* Begin Exercise material *
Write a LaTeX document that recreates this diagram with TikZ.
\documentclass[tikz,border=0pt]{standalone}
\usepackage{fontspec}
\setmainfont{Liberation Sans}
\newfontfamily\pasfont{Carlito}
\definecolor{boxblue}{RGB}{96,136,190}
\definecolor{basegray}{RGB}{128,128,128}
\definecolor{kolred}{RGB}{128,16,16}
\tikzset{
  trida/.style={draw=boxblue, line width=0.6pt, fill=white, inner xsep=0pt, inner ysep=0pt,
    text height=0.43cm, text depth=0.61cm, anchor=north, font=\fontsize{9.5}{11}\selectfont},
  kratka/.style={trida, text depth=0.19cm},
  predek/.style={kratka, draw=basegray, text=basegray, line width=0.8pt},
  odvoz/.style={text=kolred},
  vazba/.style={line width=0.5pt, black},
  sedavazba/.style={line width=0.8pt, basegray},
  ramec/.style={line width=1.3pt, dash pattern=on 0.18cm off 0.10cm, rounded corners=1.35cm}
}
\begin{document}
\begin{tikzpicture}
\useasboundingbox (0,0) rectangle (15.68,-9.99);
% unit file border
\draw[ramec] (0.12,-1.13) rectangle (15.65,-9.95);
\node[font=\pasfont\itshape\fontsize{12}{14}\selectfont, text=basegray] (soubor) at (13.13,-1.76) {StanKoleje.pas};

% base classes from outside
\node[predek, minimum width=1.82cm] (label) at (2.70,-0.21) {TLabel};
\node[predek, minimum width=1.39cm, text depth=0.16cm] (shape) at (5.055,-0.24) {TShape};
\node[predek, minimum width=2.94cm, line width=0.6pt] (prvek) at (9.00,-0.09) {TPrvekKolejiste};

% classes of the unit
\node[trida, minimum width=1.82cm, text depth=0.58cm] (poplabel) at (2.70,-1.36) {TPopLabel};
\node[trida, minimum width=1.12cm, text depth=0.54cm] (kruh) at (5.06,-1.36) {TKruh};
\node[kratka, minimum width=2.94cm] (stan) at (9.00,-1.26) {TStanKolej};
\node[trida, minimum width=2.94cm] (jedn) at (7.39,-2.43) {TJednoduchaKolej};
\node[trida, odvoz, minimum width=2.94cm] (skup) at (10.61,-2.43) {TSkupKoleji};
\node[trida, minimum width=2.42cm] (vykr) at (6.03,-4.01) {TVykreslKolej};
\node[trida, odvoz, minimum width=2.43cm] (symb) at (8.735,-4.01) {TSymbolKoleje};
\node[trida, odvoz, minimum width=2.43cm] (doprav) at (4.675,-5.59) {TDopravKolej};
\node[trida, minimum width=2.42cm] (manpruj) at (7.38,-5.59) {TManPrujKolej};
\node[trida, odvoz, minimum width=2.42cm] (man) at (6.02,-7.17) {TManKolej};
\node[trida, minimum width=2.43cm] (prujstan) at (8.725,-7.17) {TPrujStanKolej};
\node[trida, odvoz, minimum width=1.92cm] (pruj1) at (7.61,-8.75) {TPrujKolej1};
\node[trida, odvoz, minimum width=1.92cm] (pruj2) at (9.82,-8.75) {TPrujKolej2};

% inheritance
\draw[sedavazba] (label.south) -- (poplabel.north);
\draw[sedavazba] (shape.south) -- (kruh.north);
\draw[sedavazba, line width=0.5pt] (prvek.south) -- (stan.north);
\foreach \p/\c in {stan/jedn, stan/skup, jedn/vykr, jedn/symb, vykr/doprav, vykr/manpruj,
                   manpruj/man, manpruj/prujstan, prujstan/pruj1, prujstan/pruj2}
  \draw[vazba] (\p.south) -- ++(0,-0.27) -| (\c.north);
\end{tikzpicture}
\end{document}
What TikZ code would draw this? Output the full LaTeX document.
* End Exercise material *
— What needs to be done —
The records above should all be quoted exactly, please.

— Task output —
Write a LaTeX document that recreates this diagram with TikZ.
\documentclass[tikz,border=0pt]{standalone}
\usepackage{fontspec}
\setmainfont{Liberation Sans}
\newfontfamily\pasfont{Carlito}
\definecolor{boxblue}{RGB}{96,136,190}
\definecolor{basegray}{RGB}{128,128,128}
\definecolor{kolred}{RGB}{128,16,16}
\tikzset{
  trida/.style={draw=boxblue, line width=0.6pt, fill=white, inner xsep=0pt, inner ysep=0pt,
    text height=0.43cm, text depth=0.61cm, anchor=north, font=\fontsize{9.5}{11}\selectfont},
  kratka/.style={trida, text depth=0.19cm},
  predek/.style={kratka, draw=basegray, text=basegray, line width=0.8pt},
  odvoz/.style={text=kolred},
  vazba/.style={line width=0.5pt, black},
  sedavazba/.style={line width=0.8pt, basegray},
  ramec/.style={line width=1.3pt, dash pattern=on 0.18cm off 0.10cm, rounded corners=1.35cm}
}
\begin{document}
\begin{tikzpicture}
\useasboundingbox (0,0) rectangle (15.68,-9.99);
% unit file border
\draw[ramec] (0.12,-1.13) rectangle (15.65,-9.95);
\node[font=\pasfont\itshape\fontsize{12}{14}\selectfont, text=basegray] (soubor) at (13.13,-1.76) {StanKoleje.pas};

% base classes from outside
\node[predek, minimum width=1.82cm] (label) at (2.70,-0.21) {TLabel};
\node[predek, minimum width=1.39cm, text depth=0.16cm] (shape) at (5.055,-0.24) {TShape};
\node[predek, minimum width=2.94cm, line width=0.6pt] (prvek) at (9.00,-0.09) {TPrvekKolejiste};

% classes of the unit
\node[trida, minimum width=1.82cm, text depth=0.58cm] (poplabel) at (2.70,-1.36) {TPopLabel};
\node[trida, minimum width=1.12cm, text depth=0.54cm] (kruh) at (5.06,-1.36) {TKruh};
\node[kratka, minimum width=2.94cm] (stan) at (9.00,-1.26) {TStanKolej};
\node[trida, minimum width=2.94cm] (jedn) at (7.39,-2.43) {TJednoduchaKolej};
\node[trida, odvoz, minimum width=2.94cm] (skup) at (10.61,-2.43) {TSkupKoleji};
\node[trida, minimum width=2.42cm] (vykr) at (6.03,-4.01) {TVykreslKolej};
\node[trida, odvoz, minimum width=2.43cm] (symb) at (8.735,-4.01) {TSymbolKoleje};
\node[trida, odvoz, minimum width=2.43cm] (doprav) at (4.675,-5.59) {TDopravKolej};
\node[trida, minimum width=2.42cm] (manpruj) at (7.38,-5.59) {TManPrujKolej};
\node[trida, odvoz, minimum width=2.42cm] (man) at (6.02,-7.17) {TManKolej};
\node[trida, minimum width=2.43cm] (prujstan) at (8.725,-7.17) {TPrujStanKolej};
\node[trida, odvoz, minimum width=1.92cm] (pruj1) at (7.61,-8.75) {TPrujKolej1};
\node[trida, odvoz, minimum width=1.92cm] (pruj2) at (9.82,-8.75) {TPrujKolej2};

% inheritance
\draw[sedavazba] (label.south) -- (poplabel.north);
\draw[sedavazba] (shape.south) -- (kruh.north);
\draw[sedavazba, line width=0.5pt] (prvek.south) -- (stan.north);
\foreach \p/\c in {stan/jedn, stan/skup, jedn/vykr, jedn/symb, vykr/doprav, vykr/manpruj,
                   manpruj/man, manpruj/prujstan, prujstan/pruj1, prujstan/pruj2}
  \draw[vazba] (\p.south) -- ++(0,-0.27) -| (\c.north);
\end{tikzpicture}
\end{document}
What TikZ code would draw this? Output the full LaTeX document.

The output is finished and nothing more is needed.